- _REQUIREMENT_:
Only a number is wanted: how many lines in the listing contain the word "this"?

- _RECORDS_:

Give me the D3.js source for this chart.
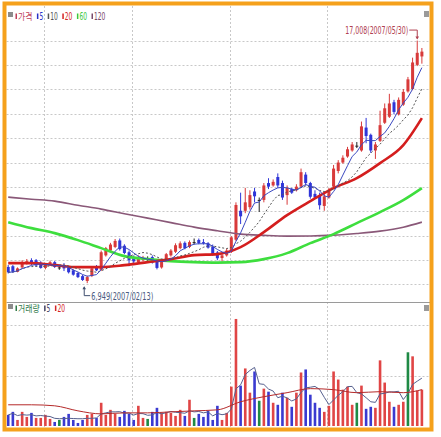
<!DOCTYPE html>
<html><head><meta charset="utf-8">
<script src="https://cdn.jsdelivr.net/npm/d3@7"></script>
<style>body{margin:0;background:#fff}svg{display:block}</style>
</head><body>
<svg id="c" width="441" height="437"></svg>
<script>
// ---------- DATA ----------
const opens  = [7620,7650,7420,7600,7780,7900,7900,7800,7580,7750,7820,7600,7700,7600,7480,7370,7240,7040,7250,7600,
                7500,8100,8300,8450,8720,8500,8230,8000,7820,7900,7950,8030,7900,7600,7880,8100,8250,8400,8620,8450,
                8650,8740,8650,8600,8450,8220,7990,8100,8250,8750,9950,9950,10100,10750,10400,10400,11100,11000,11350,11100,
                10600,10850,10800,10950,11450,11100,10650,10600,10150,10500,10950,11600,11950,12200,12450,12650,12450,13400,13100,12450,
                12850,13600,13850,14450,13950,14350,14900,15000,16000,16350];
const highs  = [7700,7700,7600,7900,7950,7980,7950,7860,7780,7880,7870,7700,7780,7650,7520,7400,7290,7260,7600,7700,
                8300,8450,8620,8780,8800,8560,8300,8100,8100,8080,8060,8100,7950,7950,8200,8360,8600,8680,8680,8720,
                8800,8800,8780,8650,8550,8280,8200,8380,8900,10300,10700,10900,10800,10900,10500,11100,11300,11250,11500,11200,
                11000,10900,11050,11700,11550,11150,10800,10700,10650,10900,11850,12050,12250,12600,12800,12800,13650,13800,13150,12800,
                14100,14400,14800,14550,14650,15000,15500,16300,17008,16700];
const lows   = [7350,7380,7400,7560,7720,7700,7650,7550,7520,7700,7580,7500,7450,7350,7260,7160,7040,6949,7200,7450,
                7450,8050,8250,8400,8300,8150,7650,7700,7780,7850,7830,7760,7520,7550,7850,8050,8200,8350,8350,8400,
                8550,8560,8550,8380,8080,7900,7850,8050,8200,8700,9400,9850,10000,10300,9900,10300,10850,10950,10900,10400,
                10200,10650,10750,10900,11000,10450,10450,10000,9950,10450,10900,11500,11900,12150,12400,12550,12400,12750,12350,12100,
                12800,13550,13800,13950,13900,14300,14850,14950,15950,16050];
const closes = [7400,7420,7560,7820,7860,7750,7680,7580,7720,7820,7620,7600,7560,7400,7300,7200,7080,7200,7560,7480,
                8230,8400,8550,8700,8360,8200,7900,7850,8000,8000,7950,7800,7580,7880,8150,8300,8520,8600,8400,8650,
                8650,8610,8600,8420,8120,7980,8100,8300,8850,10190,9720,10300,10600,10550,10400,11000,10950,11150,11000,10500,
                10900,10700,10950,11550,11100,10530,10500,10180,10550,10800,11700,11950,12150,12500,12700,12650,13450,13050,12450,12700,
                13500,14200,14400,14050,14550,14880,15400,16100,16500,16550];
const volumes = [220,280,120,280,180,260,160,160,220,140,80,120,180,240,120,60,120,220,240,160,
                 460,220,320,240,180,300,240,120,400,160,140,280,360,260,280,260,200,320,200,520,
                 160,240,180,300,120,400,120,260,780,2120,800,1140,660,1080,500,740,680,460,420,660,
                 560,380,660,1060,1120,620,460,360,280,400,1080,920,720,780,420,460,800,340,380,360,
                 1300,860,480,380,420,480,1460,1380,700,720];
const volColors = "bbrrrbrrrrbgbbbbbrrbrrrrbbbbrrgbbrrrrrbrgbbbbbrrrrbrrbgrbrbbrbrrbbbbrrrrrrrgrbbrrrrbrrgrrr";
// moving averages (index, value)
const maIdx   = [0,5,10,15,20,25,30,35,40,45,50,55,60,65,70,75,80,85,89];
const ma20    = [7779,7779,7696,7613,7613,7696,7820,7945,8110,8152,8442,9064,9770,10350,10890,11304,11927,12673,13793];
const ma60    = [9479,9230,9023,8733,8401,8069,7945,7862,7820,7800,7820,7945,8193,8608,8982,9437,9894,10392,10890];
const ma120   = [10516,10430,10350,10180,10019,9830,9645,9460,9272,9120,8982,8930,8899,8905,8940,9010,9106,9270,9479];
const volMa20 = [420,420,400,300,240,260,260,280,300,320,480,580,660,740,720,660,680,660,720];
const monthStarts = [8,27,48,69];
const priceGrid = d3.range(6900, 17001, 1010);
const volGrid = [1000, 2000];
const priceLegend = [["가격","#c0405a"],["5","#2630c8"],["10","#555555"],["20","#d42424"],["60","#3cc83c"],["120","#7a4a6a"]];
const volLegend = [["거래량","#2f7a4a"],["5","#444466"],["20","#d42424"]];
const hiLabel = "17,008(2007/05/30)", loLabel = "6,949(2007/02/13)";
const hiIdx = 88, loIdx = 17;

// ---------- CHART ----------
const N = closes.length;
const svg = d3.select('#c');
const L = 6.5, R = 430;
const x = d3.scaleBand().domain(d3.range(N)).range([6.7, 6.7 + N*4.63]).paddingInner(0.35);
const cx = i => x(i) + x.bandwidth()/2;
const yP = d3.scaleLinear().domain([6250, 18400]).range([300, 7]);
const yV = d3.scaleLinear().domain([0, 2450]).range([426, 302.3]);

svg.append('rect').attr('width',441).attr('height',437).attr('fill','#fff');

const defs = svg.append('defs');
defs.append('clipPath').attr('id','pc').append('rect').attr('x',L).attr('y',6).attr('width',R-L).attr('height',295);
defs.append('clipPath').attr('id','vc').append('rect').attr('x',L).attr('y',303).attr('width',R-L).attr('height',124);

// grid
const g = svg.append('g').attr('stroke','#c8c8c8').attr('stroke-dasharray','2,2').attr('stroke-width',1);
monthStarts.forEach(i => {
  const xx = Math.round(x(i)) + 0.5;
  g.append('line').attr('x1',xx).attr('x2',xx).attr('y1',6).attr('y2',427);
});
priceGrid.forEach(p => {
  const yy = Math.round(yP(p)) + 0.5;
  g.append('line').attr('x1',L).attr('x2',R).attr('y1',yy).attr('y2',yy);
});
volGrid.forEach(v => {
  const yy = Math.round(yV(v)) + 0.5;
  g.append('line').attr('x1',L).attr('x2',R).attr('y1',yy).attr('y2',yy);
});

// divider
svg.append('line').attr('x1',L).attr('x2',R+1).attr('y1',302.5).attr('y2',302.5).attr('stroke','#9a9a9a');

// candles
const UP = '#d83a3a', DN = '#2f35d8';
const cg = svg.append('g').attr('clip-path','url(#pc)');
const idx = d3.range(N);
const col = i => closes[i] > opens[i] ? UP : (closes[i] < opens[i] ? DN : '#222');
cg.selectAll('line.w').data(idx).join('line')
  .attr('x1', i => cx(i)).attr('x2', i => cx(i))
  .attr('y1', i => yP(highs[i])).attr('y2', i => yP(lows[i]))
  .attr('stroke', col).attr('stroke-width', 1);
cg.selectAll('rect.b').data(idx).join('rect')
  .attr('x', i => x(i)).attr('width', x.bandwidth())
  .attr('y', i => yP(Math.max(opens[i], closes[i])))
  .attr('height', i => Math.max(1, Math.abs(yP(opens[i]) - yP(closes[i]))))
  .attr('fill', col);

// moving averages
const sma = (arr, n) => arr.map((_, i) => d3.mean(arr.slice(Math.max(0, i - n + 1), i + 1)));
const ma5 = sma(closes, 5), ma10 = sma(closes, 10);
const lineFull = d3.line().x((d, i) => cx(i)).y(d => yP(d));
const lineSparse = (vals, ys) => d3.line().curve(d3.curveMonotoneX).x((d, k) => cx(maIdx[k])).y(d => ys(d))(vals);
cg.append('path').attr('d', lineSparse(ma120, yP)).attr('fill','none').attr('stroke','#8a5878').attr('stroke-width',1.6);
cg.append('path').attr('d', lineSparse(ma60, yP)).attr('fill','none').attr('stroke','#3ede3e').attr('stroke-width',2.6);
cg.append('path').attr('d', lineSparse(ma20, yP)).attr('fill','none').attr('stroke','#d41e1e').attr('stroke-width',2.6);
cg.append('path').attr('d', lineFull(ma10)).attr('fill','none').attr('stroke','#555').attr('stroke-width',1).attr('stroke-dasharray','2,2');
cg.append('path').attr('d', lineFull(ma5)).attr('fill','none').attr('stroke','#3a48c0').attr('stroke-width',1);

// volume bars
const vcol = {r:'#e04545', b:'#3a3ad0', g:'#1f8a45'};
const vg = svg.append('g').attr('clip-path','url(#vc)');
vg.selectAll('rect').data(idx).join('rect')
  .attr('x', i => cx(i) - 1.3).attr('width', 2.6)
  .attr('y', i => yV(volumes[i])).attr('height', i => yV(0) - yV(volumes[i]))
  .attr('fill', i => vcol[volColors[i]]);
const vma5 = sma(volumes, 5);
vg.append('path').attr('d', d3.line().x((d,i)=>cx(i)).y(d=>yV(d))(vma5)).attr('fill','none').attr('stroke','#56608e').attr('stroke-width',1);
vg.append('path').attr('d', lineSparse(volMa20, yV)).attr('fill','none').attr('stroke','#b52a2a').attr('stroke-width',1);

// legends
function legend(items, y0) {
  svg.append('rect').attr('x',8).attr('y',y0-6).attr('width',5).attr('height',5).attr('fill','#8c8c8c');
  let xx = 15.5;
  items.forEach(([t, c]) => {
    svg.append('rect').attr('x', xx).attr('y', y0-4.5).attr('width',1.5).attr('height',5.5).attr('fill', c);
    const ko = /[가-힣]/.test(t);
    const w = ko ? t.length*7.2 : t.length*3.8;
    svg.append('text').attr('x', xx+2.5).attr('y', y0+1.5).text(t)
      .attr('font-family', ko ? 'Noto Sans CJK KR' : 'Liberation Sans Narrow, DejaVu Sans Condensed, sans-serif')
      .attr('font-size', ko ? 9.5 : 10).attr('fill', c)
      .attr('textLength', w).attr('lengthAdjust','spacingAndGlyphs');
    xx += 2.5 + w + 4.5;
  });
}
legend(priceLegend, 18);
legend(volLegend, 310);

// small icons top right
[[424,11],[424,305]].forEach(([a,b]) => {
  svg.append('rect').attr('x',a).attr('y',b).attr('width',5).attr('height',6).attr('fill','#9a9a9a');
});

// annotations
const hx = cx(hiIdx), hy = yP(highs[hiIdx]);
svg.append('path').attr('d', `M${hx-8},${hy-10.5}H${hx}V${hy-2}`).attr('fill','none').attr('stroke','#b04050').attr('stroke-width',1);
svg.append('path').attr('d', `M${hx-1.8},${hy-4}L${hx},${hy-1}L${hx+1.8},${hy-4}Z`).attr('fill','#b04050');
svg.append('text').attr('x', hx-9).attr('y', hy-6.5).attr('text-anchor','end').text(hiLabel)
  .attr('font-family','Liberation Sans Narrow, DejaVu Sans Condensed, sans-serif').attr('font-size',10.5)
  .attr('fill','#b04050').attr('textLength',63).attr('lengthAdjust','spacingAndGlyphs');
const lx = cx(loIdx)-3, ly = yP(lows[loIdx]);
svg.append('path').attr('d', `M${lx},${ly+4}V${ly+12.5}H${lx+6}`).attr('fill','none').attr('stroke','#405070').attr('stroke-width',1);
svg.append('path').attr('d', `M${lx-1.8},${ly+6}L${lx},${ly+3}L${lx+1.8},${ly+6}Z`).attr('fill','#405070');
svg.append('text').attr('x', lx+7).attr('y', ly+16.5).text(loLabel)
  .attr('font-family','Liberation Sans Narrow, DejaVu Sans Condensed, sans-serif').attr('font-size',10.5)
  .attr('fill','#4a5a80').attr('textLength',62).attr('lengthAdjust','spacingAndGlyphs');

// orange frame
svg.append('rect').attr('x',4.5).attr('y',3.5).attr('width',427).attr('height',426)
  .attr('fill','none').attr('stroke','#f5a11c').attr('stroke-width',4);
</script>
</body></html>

* * *

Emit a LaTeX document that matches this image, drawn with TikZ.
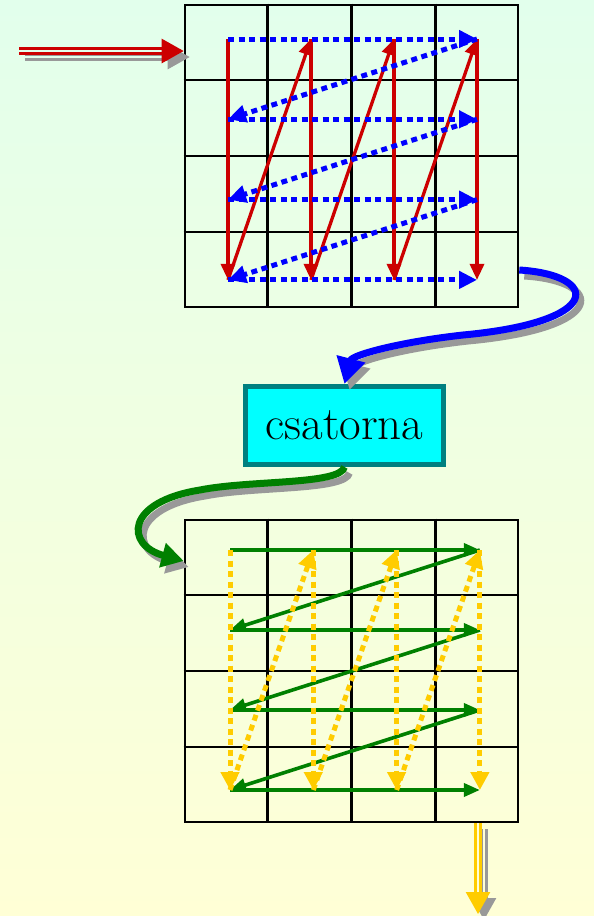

- _EXERCISE OUTPUT_:
2